WHAT THIS TASK INVOLVES => Transcribe word for word only the span whose first line is the one with "Generate a Python" and whose last line is the one with "mezera = 1.3"; both of those lines belong to it.

────────────────────────────────────────

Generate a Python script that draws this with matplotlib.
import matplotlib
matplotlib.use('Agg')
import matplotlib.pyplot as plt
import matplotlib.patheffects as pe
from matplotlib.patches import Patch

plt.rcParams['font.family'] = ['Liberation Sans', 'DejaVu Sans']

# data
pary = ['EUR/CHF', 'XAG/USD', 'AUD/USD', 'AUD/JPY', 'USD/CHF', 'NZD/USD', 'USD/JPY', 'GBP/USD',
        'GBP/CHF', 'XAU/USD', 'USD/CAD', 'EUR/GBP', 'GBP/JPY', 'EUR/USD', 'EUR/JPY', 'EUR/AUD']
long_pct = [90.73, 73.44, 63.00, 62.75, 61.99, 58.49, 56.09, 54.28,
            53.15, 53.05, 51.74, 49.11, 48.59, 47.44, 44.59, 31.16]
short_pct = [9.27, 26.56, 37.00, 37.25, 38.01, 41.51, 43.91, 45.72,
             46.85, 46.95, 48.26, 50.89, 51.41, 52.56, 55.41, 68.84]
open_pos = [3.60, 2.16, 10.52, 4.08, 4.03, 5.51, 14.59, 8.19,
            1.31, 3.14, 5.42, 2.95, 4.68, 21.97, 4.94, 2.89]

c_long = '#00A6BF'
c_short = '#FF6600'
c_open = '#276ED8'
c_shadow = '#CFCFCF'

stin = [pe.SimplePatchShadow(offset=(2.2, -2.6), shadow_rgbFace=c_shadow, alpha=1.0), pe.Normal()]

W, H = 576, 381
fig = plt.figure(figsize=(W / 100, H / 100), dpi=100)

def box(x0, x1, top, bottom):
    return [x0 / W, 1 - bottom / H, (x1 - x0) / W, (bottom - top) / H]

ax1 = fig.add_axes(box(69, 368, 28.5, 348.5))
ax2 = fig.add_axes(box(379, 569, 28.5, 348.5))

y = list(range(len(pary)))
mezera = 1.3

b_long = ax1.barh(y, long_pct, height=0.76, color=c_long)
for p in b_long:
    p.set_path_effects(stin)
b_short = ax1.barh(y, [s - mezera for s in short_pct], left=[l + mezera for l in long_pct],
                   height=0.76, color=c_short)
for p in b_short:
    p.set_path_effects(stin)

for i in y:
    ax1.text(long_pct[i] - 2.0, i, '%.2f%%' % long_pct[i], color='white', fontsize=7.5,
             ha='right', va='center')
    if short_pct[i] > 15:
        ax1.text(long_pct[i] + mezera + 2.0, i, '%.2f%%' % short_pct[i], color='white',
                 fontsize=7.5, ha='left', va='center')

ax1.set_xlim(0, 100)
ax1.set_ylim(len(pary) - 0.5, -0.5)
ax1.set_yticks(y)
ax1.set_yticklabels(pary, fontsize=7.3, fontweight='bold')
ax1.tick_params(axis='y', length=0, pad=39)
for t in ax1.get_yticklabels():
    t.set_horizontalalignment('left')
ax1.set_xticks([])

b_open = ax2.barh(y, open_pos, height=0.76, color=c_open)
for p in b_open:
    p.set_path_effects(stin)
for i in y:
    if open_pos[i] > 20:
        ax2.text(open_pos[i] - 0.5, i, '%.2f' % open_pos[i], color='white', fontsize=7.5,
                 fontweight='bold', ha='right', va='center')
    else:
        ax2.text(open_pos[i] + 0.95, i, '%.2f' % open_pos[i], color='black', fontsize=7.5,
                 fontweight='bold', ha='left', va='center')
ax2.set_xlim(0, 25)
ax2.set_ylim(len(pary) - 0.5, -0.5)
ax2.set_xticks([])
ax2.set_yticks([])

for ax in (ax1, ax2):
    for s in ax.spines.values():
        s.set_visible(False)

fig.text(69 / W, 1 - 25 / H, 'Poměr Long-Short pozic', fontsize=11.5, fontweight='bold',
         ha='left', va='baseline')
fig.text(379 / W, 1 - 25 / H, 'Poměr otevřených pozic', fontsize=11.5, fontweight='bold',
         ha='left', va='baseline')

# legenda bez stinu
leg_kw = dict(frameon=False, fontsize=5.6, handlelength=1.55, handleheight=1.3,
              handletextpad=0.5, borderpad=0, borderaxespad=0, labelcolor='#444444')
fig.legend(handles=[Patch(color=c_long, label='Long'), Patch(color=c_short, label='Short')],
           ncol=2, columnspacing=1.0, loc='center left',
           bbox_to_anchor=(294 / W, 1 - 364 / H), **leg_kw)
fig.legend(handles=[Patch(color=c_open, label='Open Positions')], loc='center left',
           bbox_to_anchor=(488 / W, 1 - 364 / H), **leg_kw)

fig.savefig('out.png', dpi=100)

────────────────────────────────────────

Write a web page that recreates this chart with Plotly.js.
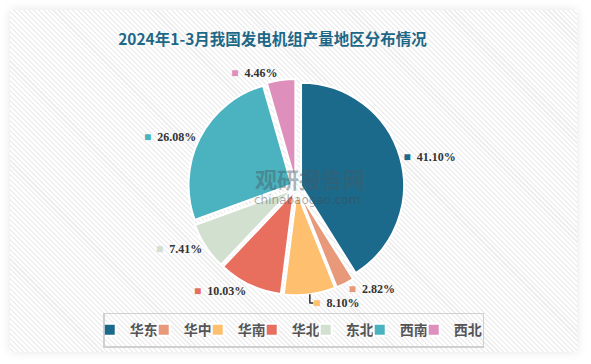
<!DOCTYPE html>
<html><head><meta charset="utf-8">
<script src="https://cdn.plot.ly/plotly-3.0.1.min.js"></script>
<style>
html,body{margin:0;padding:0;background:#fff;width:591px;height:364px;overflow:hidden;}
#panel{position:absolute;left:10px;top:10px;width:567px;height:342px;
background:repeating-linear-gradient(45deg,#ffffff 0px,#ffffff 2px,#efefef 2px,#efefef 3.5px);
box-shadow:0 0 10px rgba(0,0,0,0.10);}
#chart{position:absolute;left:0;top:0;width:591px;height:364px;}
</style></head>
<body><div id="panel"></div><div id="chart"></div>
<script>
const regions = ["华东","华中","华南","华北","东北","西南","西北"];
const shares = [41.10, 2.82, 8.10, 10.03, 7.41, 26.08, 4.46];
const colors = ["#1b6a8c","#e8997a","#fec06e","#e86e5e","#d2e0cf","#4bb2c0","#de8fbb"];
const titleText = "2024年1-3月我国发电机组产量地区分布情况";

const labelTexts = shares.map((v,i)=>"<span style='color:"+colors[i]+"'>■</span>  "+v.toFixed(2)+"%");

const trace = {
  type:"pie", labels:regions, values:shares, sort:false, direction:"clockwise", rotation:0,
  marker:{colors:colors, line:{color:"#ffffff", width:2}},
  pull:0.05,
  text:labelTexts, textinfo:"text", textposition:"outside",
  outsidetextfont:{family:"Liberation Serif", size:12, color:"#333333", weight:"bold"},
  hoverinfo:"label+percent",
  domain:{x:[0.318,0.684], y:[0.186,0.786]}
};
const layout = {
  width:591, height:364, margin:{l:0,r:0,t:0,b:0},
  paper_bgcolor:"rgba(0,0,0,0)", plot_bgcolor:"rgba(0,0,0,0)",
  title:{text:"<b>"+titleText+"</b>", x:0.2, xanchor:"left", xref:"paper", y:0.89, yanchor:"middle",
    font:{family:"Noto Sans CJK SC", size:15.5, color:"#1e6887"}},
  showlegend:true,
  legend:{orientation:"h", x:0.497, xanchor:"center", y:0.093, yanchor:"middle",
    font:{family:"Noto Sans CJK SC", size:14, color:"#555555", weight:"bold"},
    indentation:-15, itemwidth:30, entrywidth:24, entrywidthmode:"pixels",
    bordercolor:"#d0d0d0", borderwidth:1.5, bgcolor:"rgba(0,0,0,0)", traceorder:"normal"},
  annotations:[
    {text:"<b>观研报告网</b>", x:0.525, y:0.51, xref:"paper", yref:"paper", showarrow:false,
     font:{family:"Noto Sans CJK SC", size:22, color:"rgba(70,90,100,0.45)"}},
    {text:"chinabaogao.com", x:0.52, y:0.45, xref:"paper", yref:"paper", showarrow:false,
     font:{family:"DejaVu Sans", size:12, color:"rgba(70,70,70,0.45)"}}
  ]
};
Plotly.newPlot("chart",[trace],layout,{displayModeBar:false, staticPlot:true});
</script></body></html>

────────────────────────────────────────

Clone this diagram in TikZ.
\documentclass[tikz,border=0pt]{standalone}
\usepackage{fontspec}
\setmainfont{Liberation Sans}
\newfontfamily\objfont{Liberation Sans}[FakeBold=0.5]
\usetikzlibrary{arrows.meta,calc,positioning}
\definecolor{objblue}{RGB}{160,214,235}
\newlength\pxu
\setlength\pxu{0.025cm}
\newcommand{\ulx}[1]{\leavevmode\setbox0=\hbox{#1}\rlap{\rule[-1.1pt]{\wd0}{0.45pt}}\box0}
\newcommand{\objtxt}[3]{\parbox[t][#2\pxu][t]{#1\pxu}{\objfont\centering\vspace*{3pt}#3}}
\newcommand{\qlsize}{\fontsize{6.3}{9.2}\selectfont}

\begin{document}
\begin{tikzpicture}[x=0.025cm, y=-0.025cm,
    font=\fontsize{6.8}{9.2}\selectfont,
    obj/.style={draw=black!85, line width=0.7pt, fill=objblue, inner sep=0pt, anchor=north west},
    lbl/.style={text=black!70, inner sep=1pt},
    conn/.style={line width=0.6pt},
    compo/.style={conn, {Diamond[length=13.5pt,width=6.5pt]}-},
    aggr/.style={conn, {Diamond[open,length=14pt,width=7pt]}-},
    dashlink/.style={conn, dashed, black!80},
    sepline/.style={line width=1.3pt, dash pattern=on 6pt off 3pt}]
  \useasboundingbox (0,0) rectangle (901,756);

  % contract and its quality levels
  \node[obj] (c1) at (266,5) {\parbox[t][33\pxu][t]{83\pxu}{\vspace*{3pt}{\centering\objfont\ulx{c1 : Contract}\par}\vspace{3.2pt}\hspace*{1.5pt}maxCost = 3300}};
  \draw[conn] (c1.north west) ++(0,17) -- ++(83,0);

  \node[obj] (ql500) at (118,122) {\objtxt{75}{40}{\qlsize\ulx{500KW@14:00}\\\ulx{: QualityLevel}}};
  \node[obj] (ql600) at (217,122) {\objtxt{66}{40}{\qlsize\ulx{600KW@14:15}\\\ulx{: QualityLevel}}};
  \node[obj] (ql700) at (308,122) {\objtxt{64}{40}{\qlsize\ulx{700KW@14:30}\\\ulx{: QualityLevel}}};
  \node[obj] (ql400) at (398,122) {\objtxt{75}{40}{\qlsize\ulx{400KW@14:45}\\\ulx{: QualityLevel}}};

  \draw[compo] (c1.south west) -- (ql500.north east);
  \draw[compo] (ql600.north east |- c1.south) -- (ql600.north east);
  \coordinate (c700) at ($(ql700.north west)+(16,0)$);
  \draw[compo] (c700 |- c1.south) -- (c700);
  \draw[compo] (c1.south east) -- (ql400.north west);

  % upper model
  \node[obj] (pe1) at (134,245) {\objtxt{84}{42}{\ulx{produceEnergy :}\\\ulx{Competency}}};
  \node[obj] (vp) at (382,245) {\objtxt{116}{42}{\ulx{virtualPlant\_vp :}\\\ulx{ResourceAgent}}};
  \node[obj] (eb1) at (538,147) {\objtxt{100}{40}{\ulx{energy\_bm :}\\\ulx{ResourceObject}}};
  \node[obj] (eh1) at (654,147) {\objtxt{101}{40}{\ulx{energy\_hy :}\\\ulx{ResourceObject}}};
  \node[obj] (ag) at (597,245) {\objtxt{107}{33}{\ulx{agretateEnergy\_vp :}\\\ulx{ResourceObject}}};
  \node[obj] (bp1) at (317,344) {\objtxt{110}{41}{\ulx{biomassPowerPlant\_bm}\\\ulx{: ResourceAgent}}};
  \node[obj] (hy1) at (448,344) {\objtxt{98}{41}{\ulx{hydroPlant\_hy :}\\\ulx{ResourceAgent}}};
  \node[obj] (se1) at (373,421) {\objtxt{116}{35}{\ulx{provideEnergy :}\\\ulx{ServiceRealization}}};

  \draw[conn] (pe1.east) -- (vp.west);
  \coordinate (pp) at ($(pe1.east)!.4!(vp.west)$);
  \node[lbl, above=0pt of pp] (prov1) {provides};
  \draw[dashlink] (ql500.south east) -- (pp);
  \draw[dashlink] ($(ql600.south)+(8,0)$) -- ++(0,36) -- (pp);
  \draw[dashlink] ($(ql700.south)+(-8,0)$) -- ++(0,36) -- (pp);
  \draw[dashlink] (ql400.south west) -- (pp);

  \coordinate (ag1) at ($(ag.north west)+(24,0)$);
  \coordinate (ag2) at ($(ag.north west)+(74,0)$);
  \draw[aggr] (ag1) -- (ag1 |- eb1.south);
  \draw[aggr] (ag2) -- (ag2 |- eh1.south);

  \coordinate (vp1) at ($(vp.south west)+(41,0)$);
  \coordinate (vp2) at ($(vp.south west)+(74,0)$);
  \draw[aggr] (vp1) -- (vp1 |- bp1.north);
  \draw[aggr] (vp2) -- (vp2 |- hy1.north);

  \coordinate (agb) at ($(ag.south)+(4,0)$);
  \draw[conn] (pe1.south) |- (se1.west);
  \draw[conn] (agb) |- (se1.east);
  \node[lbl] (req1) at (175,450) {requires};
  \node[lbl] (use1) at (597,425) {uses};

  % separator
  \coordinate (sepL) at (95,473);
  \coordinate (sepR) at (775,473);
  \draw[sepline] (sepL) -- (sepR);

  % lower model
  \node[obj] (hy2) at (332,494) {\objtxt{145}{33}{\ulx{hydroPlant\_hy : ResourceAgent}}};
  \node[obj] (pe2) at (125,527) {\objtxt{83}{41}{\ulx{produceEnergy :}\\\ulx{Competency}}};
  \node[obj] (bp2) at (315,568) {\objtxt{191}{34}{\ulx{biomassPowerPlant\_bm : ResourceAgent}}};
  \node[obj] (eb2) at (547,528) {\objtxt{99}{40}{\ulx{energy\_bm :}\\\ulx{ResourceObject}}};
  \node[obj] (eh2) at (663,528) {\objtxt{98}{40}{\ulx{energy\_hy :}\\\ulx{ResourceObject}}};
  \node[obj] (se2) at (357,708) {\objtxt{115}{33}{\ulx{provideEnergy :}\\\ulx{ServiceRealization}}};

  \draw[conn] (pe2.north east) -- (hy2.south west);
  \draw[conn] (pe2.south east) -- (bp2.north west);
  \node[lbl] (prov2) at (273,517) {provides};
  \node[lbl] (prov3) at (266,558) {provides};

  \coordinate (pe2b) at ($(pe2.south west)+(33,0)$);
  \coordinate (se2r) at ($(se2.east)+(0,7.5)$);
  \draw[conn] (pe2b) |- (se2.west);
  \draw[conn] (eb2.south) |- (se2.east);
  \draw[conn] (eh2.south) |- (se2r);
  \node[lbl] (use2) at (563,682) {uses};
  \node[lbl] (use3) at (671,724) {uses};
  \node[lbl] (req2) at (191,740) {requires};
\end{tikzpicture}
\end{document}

────────────────────────────────────────

ANSWER TO THIS TASK =>
Generate a Python script that draws this with matplotlib.
import matplotlib
matplotlib.use('Agg')
import matplotlib.pyplot as plt
import matplotlib.patheffects as pe
from matplotlib.patches import Patch

plt.rcParams['font.family'] = ['Liberation Sans', 'DejaVu Sans']

# data
pary = ['EUR/CHF', 'XAG/USD', 'AUD/USD', 'AUD/JPY', 'USD/CHF', 'NZD/USD', 'USD/JPY', 'GBP/USD',
        'GBP/CHF', 'XAU/USD', 'USD/CAD', 'EUR/GBP', 'GBP/JPY', 'EUR/USD', 'EUR/JPY', 'EUR/AUD']
long_pct = [90.73, 73.44, 63.00, 62.75, 61.99, 58.49, 56.09, 54.28,
            53.15, 53.05, 51.74, 49.11, 48.59, 47.44, 44.59, 31.16]
short_pct = [9.27, 26.56, 37.00, 37.25, 38.01, 41.51, 43.91, 45.72,
             46.85, 46.95, 48.26, 50.89, 51.41, 52.56, 55.41, 68.84]
open_pos = [3.60, 2.16, 10.52, 4.08, 4.03, 5.51, 14.59, 8.19,
            1.31, 3.14, 5.42, 2.95, 4.68, 21.97, 4.94, 2.89]

c_long = '#00A6BF'
c_short = '#FF6600'
c_open = '#276ED8'
c_shadow = '#CFCFCF'

stin = [pe.SimplePatchShadow(offset=(2.2, -2.6), shadow_rgbFace=c_shadow, alpha=1.0), pe.Normal()]

W, H = 576, 381
fig = plt.figure(figsize=(W / 100, H / 100), dpi=100)

def box(x0, x1, top, bottom):
    return [x0 / W, 1 - bottom / H, (x1 - x0) / W, (bottom - top) / H]

ax1 = fig.add_axes(box(69, 368, 28.5, 348.5))
ax2 = fig.add_axes(box(379, 569, 28.5, 348.5))

y = list(range(len(pary)))
mezera = 1.3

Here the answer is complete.